— START —

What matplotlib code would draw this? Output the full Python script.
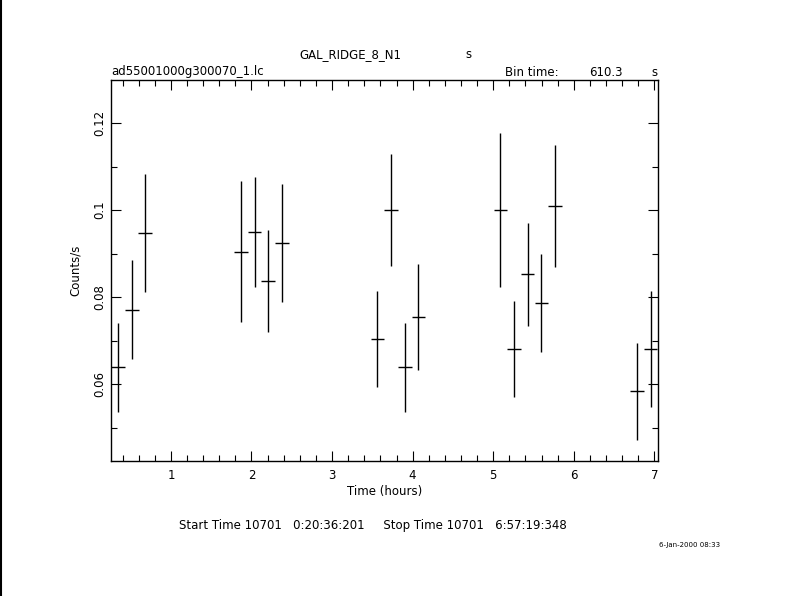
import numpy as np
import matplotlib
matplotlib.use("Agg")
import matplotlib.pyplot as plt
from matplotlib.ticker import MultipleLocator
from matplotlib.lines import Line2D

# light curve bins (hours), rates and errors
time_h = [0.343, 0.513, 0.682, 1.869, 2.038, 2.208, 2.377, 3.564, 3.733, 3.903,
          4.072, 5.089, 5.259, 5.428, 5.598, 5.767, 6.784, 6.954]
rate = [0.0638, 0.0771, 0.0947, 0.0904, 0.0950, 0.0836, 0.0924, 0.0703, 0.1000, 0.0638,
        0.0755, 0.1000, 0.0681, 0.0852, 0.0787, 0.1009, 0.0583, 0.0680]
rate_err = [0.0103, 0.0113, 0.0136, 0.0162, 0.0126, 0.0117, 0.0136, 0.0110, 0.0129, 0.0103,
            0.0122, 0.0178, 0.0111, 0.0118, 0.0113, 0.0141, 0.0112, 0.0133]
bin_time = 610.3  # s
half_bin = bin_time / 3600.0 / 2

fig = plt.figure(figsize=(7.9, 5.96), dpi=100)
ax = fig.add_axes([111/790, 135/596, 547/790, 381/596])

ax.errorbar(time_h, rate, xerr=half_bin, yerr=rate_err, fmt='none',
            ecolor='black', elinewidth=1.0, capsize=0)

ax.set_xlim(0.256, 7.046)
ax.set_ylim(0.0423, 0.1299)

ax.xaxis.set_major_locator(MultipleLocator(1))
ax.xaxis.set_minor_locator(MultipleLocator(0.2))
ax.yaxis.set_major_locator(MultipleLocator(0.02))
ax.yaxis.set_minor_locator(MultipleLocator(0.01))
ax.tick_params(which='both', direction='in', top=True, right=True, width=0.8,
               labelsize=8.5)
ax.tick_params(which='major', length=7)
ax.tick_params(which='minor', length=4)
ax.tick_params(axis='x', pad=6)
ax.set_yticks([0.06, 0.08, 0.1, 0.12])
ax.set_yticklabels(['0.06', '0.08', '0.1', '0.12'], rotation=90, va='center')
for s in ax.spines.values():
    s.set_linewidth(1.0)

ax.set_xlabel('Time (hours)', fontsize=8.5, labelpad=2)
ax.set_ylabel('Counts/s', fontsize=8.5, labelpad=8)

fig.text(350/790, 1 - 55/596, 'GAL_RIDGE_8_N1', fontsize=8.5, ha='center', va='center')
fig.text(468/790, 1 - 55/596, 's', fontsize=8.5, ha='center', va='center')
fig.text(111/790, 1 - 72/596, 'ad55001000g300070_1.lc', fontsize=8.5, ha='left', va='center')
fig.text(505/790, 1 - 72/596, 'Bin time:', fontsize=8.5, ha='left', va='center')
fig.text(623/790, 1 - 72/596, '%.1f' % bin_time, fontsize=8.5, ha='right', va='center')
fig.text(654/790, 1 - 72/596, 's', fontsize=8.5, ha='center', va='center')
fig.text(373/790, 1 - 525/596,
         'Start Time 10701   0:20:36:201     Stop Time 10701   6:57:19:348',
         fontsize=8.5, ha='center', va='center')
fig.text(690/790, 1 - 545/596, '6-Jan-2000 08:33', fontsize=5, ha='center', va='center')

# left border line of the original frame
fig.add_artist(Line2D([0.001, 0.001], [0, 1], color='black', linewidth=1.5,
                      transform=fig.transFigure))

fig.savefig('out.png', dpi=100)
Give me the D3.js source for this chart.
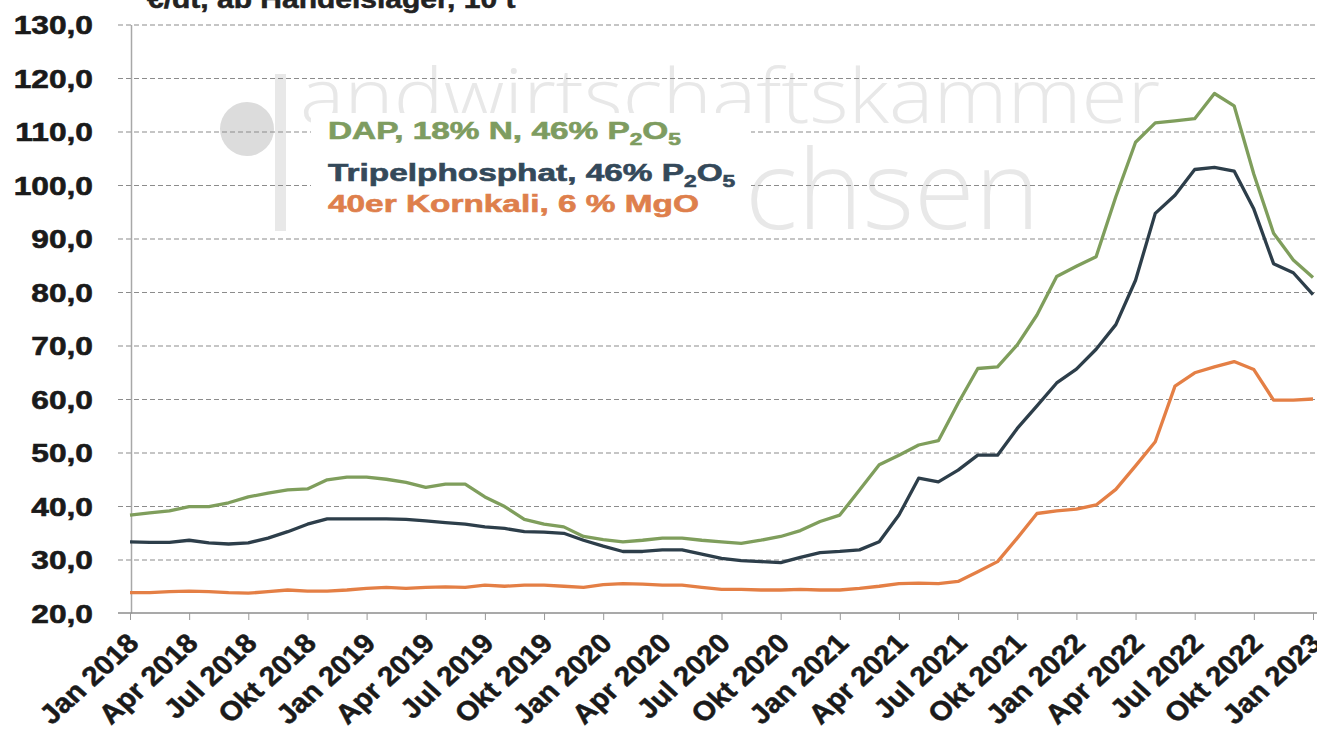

— END —

## [INSTRUCTIONS FOR THE TASK]
Pictures are excluded; copy all other data exactly as shown.

## [RESULT FOR THIS EXERCISE]
What matplotlib code would draw this? Output the full Python script.
import numpy as np
import matplotlib
matplotlib.use("Agg")
import matplotlib.pyplot as plt
from matplotlib.ticker import MultipleLocator
from matplotlib.lines import Line2D

# light curve bins (hours), rates and errors
time_h = [0.343, 0.513, 0.682, 1.869, 2.038, 2.208, 2.377, 3.564, 3.733, 3.903,
          4.072, 5.089, 5.259, 5.428, 5.598, 5.767, 6.784, 6.954]
rate = [0.0638, 0.0771, 0.0947, 0.0904, 0.0950, 0.0836, 0.0924, 0.0703, 0.1000, 0.0638,
        0.0755, 0.1000, 0.0681, 0.0852, 0.0787, 0.1009, 0.0583, 0.0680]
rate_err = [0.0103, 0.0113, 0.0136, 0.0162, 0.0126, 0.0117, 0.0136, 0.0110, 0.0129, 0.0103,
            0.0122, 0.0178, 0.0111, 0.0118, 0.0113, 0.0141, 0.0112, 0.0133]
bin_time = 610.3  # s
half_bin = bin_time / 3600.0 / 2

fig = plt.figure(figsize=(7.9, 5.96), dpi=100)
ax = fig.add_axes([111/790, 135/596, 547/790, 381/596])

ax.errorbar(time_h, rate, xerr=half_bin, yerr=rate_err, fmt='none',
            ecolor='black', elinewidth=1.0, capsize=0)

ax.set_xlim(0.256, 7.046)
ax.set_ylim(0.0423, 0.1299)

ax.xaxis.set_major_locator(MultipleLocator(1))
ax.xaxis.set_minor_locator(MultipleLocator(0.2))
ax.yaxis.set_major_locator(MultipleLocator(0.02))
ax.yaxis.set_minor_locator(MultipleLocator(0.01))
ax.tick_params(which='both', direction='in', top=True, right=True, width=0.8,
               labelsize=8.5)
ax.tick_params(which='major', length=7)
ax.tick_params(which='minor', length=4)
ax.tick_params(axis='x', pad=6)
ax.set_yticks([0.06, 0.08, 0.1, 0.12])
ax.set_yticklabels(['0.06', '0.08', '0.1', '0.12'], rotation=90, va='center')
for s in ax.spines.values():
    s.set_linewidth(1.0)

ax.set_xlabel('Time (hours)', fontsize=8.5, labelpad=2)
ax.set_ylabel('Counts/s', fontsize=8.5, labelpad=8)

fig.text(350/790, 1 - 55/596, 'GAL_RIDGE_8_N1', fontsize=8.5, ha='center', va='center')
fig.text(468/790, 1 - 55/596, 's', fontsize=8.5, ha='center', va='center')
fig.text(111/790, 1 - 72/596, 'ad55001000g300070_1.lc', fontsize=8.5, ha='left', va='center')
fig.text(505/790, 1 - 72/596, 'Bin time:', fontsize=8.5, ha='left', va='center')
fig.text(623/790, 1 - 72/596, '%.1f' % bin_time, fontsize=8.5, ha='right', va='center')
fig.text(654/790, 1 - 72/596, 's', fontsize=8.5, ha='center', va='center')
fig.text(373/790, 1 - 525/596,
         'Start Time 10701   0:20:36:201     Stop Time 10701   6:57:19:348',
         fontsize=8.5, ha='center', va='center')
fig.text(690/790, 1 - 545/596, '6-Jan-2000 08:33', fontsize=5, ha='center', va='center')

# left border line of the original frame
fig.add_artist(Line2D([0.001, 0.001], [0, 1], color='black', linewidth=1.5,
                      transform=fig.transFigure))

fig.savefig('out.png', dpi=100)
Give me the D3.js source for this chart.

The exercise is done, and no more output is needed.